## GIVEN EXERCISE
Working from the top of the listing below, retype each line through the line containing "let totalRow = [2600, 4828, 7429, 118056, 8250, 126307, 133735];", both included, with no pictures.

▽

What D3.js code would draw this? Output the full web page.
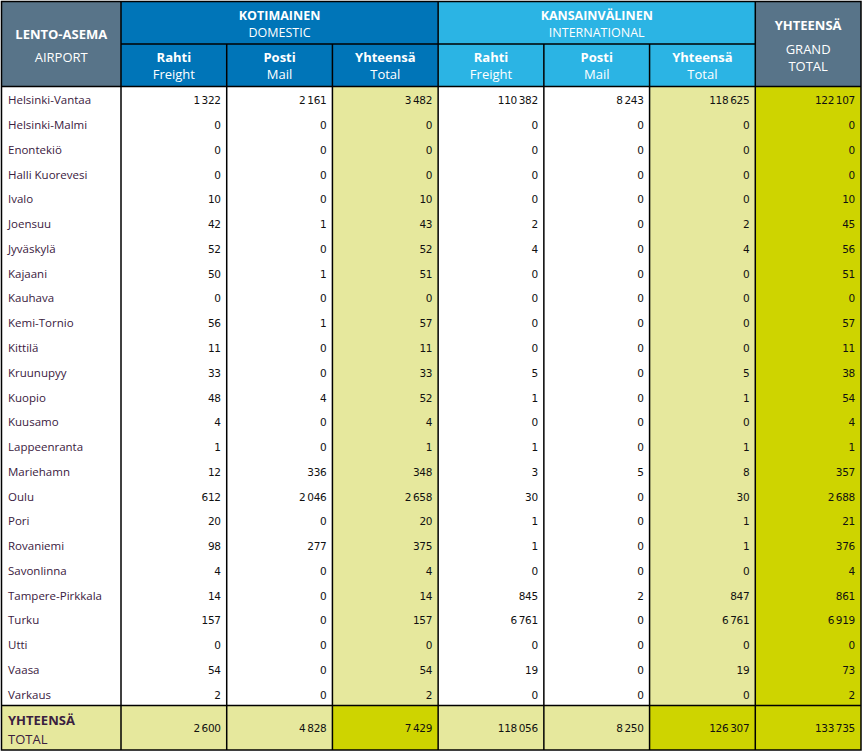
<!DOCTYPE html>
<html>
<head>
<meta charset="utf-8">
<script src="https://cdn.jsdelivr.net/npm/d3@7"></script>
<style>
  body { margin: 0; background: #fff; }
  svg { display: block; }
  .hd { fill: #fff; font-family: "Open Sans", sans-serif; font-size: 13px; }
  .name { fill: #3a2040; font-family: "Open Sans", sans-serif; font-size: 11.5px; }
  .num { fill: #111; font-family: "DejaVu Sans", sans-serif; font-size: 10.5px; letter-spacing: -0.3px; }
</style>
</head>
<body>
<script>
// airports and values per column
let airports = ["Helsinki-Vantaa", "Helsinki-Malmi", "Enontekiö", "Halli Kuorevesi", "Ivalo", "Joensuu", "Jyväskylä",
    "Kajaani", "Kauhava", "Kemi-Tornio", "Kittilä", "Kruunupyy", "Kuopio", "Kuusamo", "Lappeenranta", "Mariehamn",
    "Oulu", "Pori", "Rovaniemi", "Savonlinna", "Tampere-Pirkkala", "Turku", "Utti", "Vaasa", "Varkaus"];
let domFreight = [1322, 0, 0, 0, 10, 42, 52, 50, 0, 56, 11, 33, 48, 4, 1, 12, 612, 20, 98, 4, 14, 157, 0, 54, 2];
let domMail = [2161, 0, 0, 0, 0, 1, 0, 1, 0, 1, 0, 0, 4, 0, 0, 336, 2046, 0, 277, 0, 0, 0, 0, 0, 0];
let domTotal = [3482, 0, 0, 0, 10, 43, 52, 51, 0, 57, 11, 33, 52, 4, 1, 348, 2658, 20, 375, 4, 14, 157, 0, 54, 2];
let intFreight = [110382, 0, 0, 0, 0, 2, 4, 0, 0, 0, 0, 5, 1, 0, 1, 3, 30, 1, 1, 0, 845, 6761, 0, 19, 0];
let intMail = [8243, 0, 0, 0, 0, 0, 0, 0, 0, 0, 0, 0, 0, 0, 0, 5, 0, 0, 0, 0, 2, 0, 0, 0, 0];
let intTotal = [118625, 0, 0, 0, 0, 2, 4, 0, 0, 0, 0, 5, 1, 0, 1, 8, 30, 1, 1, 0, 847, 6761, 0, 19, 0];
let grandTotal = [122107, 0, 0, 0, 10, 45, 56, 51, 0, 57, 11, 38, 54, 4, 1, 357, 2688, 21, 376, 4, 861, 6919, 0, 73, 2];
let totalRow = [2600, 4828, 7429, 118056, 8250, 126307, 133735];

let groupLabels = [["KOTIMAINEN", "DOMESTIC"], ["KANSAINVÄLINEN", "INTERNATIONAL"]];
let subLabels = [["Rahti", "Freight"], ["Posti", "Mail"], ["Yhteensä", "Total"]];

let columns = [domFreight, domMail, domTotal, intFreight, intMail, intTotal, grandTotal];
let colKeys = d3.range(columns.length);

let W = 865, H = 753;
let left = 1.5, airportRight = 121, right = 861,
    top1 = 1.5, top2 = 44, top3 = 86.5, bodyBottom = 705.5, bottom = 750;

let svg = d3.select("body").append("svg").attr("width", W).attr("height", H);

let x = d3.scaleBand().domain(colKeys).range([airportRight, right]);
let y = d3.scaleBand().domain(d3.range(airports.length)).range([top3, bodyBottom]);
let fmt = d3.formatLocale({decimal: ",", thousands: "\u2009", grouping: [3], currency: ["", ""]}).format(",d");

let c = {slate: "#587489", dom: "#0075b8", intl: "#2bb4e4", light: "#e6e89d", strong: "#ced400"};
let isTotalCol = k => k === 2 || k === 5;

// header backgrounds
svg.append("rect").attr("x", left).attr("y", top1).attr("width", airportRight - left).attr("height", top3 - top1).attr("fill", c.slate);
svg.append("rect").attr("x", x(0)).attr("y", top1).attr("width", x.bandwidth() * 3).attr("height", top3 - top1).attr("fill", c.dom);
svg.append("rect").attr("x", x(3)).attr("y", top1).attr("width", x.bandwidth() * 3).attr("height", top3 - top1).attr("fill", c.intl);
svg.append("rect").attr("x", x(6)).attr("y", top1).attr("width", x.bandwidth()).attr("height", top3 - top1).attr("fill", c.slate);

// body cell backgrounds
colKeys.forEach(k => {
    let fill = k === 6 ? c.strong : (isTotalCol(k) ? c.light : "#fff");
    svg.append("rect").attr("x", x(k)).attr("y", top3).attr("width", x.bandwidth()).attr("height", bodyBottom - top3).attr("fill", fill);
    svg.append("rect").attr("x", x(k)).attr("y", bodyBottom).attr("width", x.bandwidth()).attr("height", bottom - bodyBottom)
        .attr("fill", (isTotalCol(k) || k === 6) ? c.strong : c.light);
});
svg.append("rect").attr("x", left).attr("y", bodyBottom).attr("width", airportRight - left).attr("height", bottom - bodyBottom).attr("fill", c.light);

// header text
let hd = svg.append("g").attr("class", "hd").attr("text-anchor", "middle");
hd.append("text").attr("x", (left + airportRight) / 2).attr("y", 39).attr("font-weight", "bold").text("LENTO-ASEMA");
hd.append("text").attr("x", (left + airportRight) / 2).attr("y", 62).text("AIRPORT");
groupLabels.forEach((g, i) => {
    let cx = x(i * 3) + x.bandwidth() * 1.5;
    hd.append("text").attr("x", cx).attr("y", 20).style("font-size", "12.5px").attr("font-weight", "bold").text(g[0]);
    hd.append("text").attr("x", cx).attr("y", 37).style("font-size", "12.5px").text(g[1]);
    subLabels.forEach((s, j) => {
        let sx = x(i * 3 + j) + x.bandwidth() / 2;
        hd.append("text").attr("x", sx).attr("y", 62).attr("font-weight", "bold").text(s[0]);
        hd.append("text").attr("x", sx).attr("y", 79).text(s[1]);
    });
});
let gx = x(6) + x.bandwidth() / 2;
hd.append("text").attr("x", gx).attr("y", 30).attr("font-weight", "bold").text("YHTEENSÄ");
hd.append("text").attr("x", gx).attr("y", 54).text("GRAND");
hd.append("text").attr("x", gx).attr("y", 71).text("TOTAL");

// airport names
svg.append("g").selectAll("text").data(airports).join("text")
    .attr("class", "name")
    .attr("x", 8)
    .attr("y", (d, i) => y(i) + y.bandwidth() / 2 + 5.5)
    .text(d => d);

// values
colKeys.forEach(k => {
    svg.append("g").selectAll("text").data(columns[k]).join("text")
        .attr("class", "num")
        .attr("text-anchor", "end")
        .attr("x", x(k) + x.bandwidth() - 6)
        .attr("y", (d, i) => y(i) + y.bandwidth() / 2 + 5.5)
        .text(d => fmt(d));
});

// total row
svg.append("text").attr("class", "name").attr("x", 8).attr("y", 725)
    .style("font-size", "13px").attr("font-weight", "bold").attr("fill", "#222").text("YHTEENSÄ");
svg.append("text").attr("class", "name").attr("x", 8).attr("y", 744)
    .style("font-size", "13px").attr("fill", "#222").text("TOTAL");
svg.append("g").selectAll("text").data(totalRow).join("text")
    .attr("class", "num")
    .attr("text-anchor", "end")
    .attr("x", (d, k) => x(k) + x.bandwidth() - 6)
    .attr("y", (bodyBottom + bottom) / 2 + 4)
    .text(d => fmt(d));

// grid lines
let line = (x1, y1, x2, y2) => svg.append("line").attr("x1", x1).attr("y1", y1).attr("x2", x2).attr("y2", y2)
    .attr("stroke", "#000").attr("stroke-width", 1.5);
line(x(0), top2, x(6), top2);
line(left, top3, right, top3);
line(left, bodyBottom, right, bodyBottom);
line(airportRight, top1, airportRight, bottom);
colKeys.slice(1).forEach(k => {
    let edge = x(k);
    line(edge, (k % 3 === 0) ? top1 : top2, edge, bottom);
});
svg.append("rect").attr("x", left).attr("y", top1).attr("width", right - left).attr("height", bottom - top1)
    .attr("fill", "none").attr("stroke", "#000").attr("stroke-width", 1.5);
</script>
</body>
</html>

△

## COMPLETED TASK
What D3.js code would draw this? Output the full web page.
<!DOCTYPE html>
<html>
<head>
<meta charset="utf-8">
<script src="https://cdn.jsdelivr.net/npm/d3@7"></script>
<style>
  body { margin: 0; background: #fff; }
  svg { display: block; }
  .hd { fill: #fff; font-family: "Open Sans", sans-serif; font-size: 13px; }
  .name { fill: #3a2040; font-family: "Open Sans", sans-serif; font-size: 11.5px; }
  .num { fill: #111; font-family: "DejaVu Sans", sans-serif; font-size: 10.5px; letter-spacing: -0.3px; }
</style>
</head>
<body>
<script>
// airports and values per column
let airports = ["Helsinki-Vantaa", "Helsinki-Malmi", "Enontekiö", "Halli Kuorevesi", "Ivalo", "Joensuu", "Jyväskylä",
    "Kajaani", "Kauhava", "Kemi-Tornio", "Kittilä", "Kruunupyy", "Kuopio", "Kuusamo", "Lappeenranta", "Mariehamn",
    "Oulu", "Pori", "Rovaniemi", "Savonlinna", "Tampere-Pirkkala", "Turku", "Utti", "Vaasa", "Varkaus"];
let domFreight = [1322, 0, 0, 0, 10, 42, 52, 50, 0, 56, 11, 33, 48, 4, 1, 12, 612, 20, 98, 4, 14, 157, 0, 54, 2];
let domMail = [2161, 0, 0, 0, 0, 1, 0, 1, 0, 1, 0, 0, 4, 0, 0, 336, 2046, 0, 277, 0, 0, 0, 0, 0, 0];
let domTotal = [3482, 0, 0, 0, 10, 43, 52, 51, 0, 57, 11, 33, 52, 4, 1, 348, 2658, 20, 375, 4, 14, 157, 0, 54, 2];
let intFreight = [110382, 0, 0, 0, 0, 2, 4, 0, 0, 0, 0, 5, 1, 0, 1, 3, 30, 1, 1, 0, 845, 6761, 0, 19, 0];
let intMail = [8243, 0, 0, 0, 0, 0, 0, 0, 0, 0, 0, 0, 0, 0, 0, 5, 0, 0, 0, 0, 2, 0, 0, 0, 0];
let intTotal = [118625, 0, 0, 0, 0, 2, 4, 0, 0, 0, 0, 5, 1, 0, 1, 8, 30, 1, 1, 0, 847, 6761, 0, 19, 0];
let grandTotal = [122107, 0, 0, 0, 10, 45, 56, 51, 0, 57, 11, 38, 54, 4, 1, 357, 2688, 21, 376, 4, 861, 6919, 0, 73, 2];
let totalRow = [2600, 4828, 7429, 118056, 8250, 126307, 133735];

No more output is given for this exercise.